In a further step to strengthen defenses, the U.S. has also moved up its planned test of a missile-detecting radar system in northern Japan, Kyodo News agency reported Monday, citing an unidentified U.S. official in Washington.
The U.S. also has Patriots stationed in South Korea. The U.S. military in 2004 completed deployment of PAC-3 missile batteries at Gwangju Air Base, about 150 miles south of Seoul. PAC-3 missiles have also been deployed in Taiwan.
The Pentagon spokesman said the Japanese and U.S. governments have been meeting periodically on the Patriot deployment since last year as part of plans to realign the U.S. military in Japan. Officials announced last month that the Patriots would be stationed within existing U.S. facilities and areas in Japan. They have said they would deploy the interceptors as soon as possible.
"We still have considerable work to do with the Government of Japan before we can be more specific about a final site for this deployment," said Maka, who also said there are no details on the number of additional U.S. troops needed to operate the new system.
The U.S.-Japanese agreement on the Patriots was first reported Monday by Japan's largest newspaper, Yomiuri. It said the U.S. military would deploy three or four batteries on Okinawa by the end of the year and send an additional 500 to 600 U.S. troops there.
Up to 16 missiles can fit in a single PAC-3 battery, according to the manufacturer, Lockheed Martin Corp.
The plan was proposed by U.S. officials during a June 17 meeting in Hawaii, Yomiuri reported, quoting unidentified government officials.
Recent intelligence reports have indicated North Korea may be fueling a Taepodong-2, one of its most advanced missiles believed capable of reaching parts of the U.S. The North had maintained a self-imposed moratorium on such launches since 1999.
Japanese Defense Agency chief Fukushiro Nukaga said Monday "it appears to be a fact that the missile has been mounted on a launch platform," but it was unclear whether it was being fueled _ despite intelligence reports suggesting the contrary.
It was unclear whether the PAC-3 would be effective in the current standoff. The PAC-3 is aimed at complementing the Standard Missile-3 installed on vessels equipped with the Aegis radar system capable of tracking missile launches. But PAC-3, a medium-to long-range interceptor, may be unable to shoot down long-range missiles such as Taepodong-2, Yomiuri said.
Patriot missiles failed in many cases to destroy Iraqi Scuds fired at Israel and Saudi Arabia during the 1991 Gulf War. The PAC-3 was designed as an improvement of the original Patriot that would be better able to destroy missiles in flight.
Kyodo said the test run of the X-Band, a high-resolution radar capable of detecting incoming missiles, was initially scheduled to begin weeks later. However, Kyodo said testing could start as early as Monday.
Japanese Defense Facilities Administration Agency, which liaises with U.S. military bases in Japan, said the report about the radar installation could not be immediately confirmed.

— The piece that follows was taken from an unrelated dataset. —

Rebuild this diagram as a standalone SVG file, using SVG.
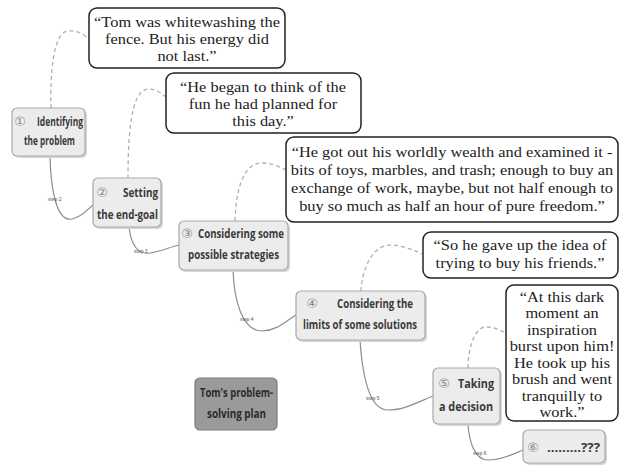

The X-Band radar had been transferred from a U.S. base in Japan to the Japanese Air Self-Defense Force's Shariki base at Tsugaru, some 360 miles northeast of Tokyo.
The radar deployment is part of the joint missile defense project, which began after North Korea fired a long-range missile over Japan in 1998.
Diplomacy aimed at defusing the standoff with North Korea gathered pace Monday. South Korean Foreign Minister Ban Ki-moon was traveling Monday evening to Beijing on a two-day visit to seek China's help in halting a launch. South Korea also reportedly urged the United States to hold bilateral talks with Pyongyang to resolve the problem.
China is the North's key ally and is believed able to exert the most influence on Pyongyang.
Source: Comcast.net News
Like S3nd K3ys says, will they launch a missile against the will of the U.S.? Time will tell, I suppose. I really hope nothing comes out of this.